Olsen thought the same opening existed at BYU, but despite a strong performance last spring, during which he showed himself to be the best passer among the Cougar candidates, Hill was named the starter. Olsen understood the reasoning behind the decision — "Taysom is an incredible athlete who makes plays with his feet," he says — and Olsen doesn't feel as though his dream of being the starter was hijacked by a maniacal renegade coach. He's not whiny, angry or bitter. Let's put it like this: A certain offensive coordinator wasn't the most consistent in his communication with the quarterback. He was tough to read. Olsen says only this about that: "I just didn't fit in Coach [Robert] Anae's system."

He's tempted to say more, but declines.

When LaVell Edwards was the coach at BYU, could anyone have imagined the program's best passer being nailed to the bench?

Sometimes, circumstances send those dreams packing.

Let's back up and get a fresh start at Olsen's journey.

He grew up in Draper, and played quarterback at Alta High School. He wasn't heavily recruited, but was contacted by schools such as Stanford and Colorado State. His best scholarship offer, though, came from SUU. He committed and played a bit for the Thunderbirds as a freshman before leaving on an LDS Church mission in December 2009. Olsen says BYU offered him the scholarship he had long coveted "halfway through my mission. I wasn't really involved, my parents did most of it. I was in Mexico City."

Olsen redshirted in 2012, running the scout team. After that season, nearly the entire offensive staff was changed, and the sophomore believed he had a "good opportunity" to start. Olsen distinguished himself via his arm, but after spring drills, Hill got the nod.

"I was kind of upset," he says. "I played well. But Taysom did, too.

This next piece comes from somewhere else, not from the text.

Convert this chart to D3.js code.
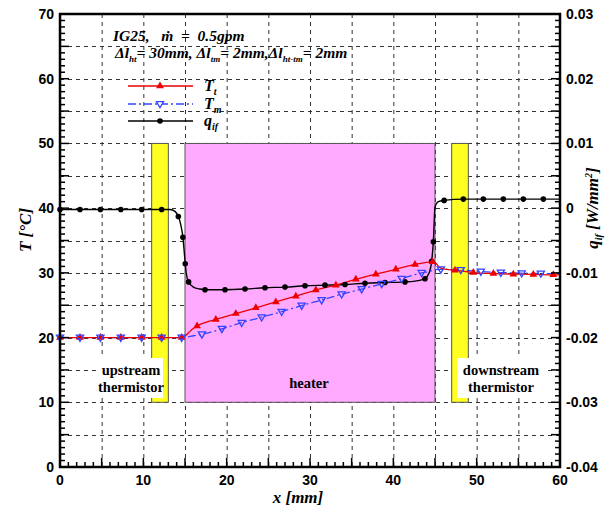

My strength was passing. Taysom's strength was running. He could make up for plays when he was pressured. I thought if I were in, I'd pass first. I was a pocket passer. It was weird. I'd always grown up with BYU being pass, pass, pass."

Anae had a different idea.

So Olsen sat. He didn't complain, being thiiiiiiiiiiiiiiiis close to his dream. But he wondered what might have happened had he been on the field. "Would the outcomes have been different?" he asks. "Better or worse? I don't know."

What he does know is he didn't want to spend his time living in a negative fog, waiting and hoping for his teammate to blow a knee. When the season ended, he talked it over with his parents and his wife, and decided to go back where he started.

"I asked Coach [Bronco] Mendenhall if I could contact SUU," Olsen says. "When they told me they were interested, I went. Coach told me he understood my wanting to play. He told me he thought I was good enough to play. He understood my desire. He said he'd support me and release me and wish me the best."

The quarterback, then, has dumped his old dream and moved on to another. He's happy at SUU, where spring ball is about to start. He likes the coaches, including new OC Gary Crowton. He likes his teammates. He likes the opportunity in front of him. Nobody's giving him anything, but nobody's taking anything away, either.

"Ever since I've been back here," he says, "it's a feeling like, I never should have left."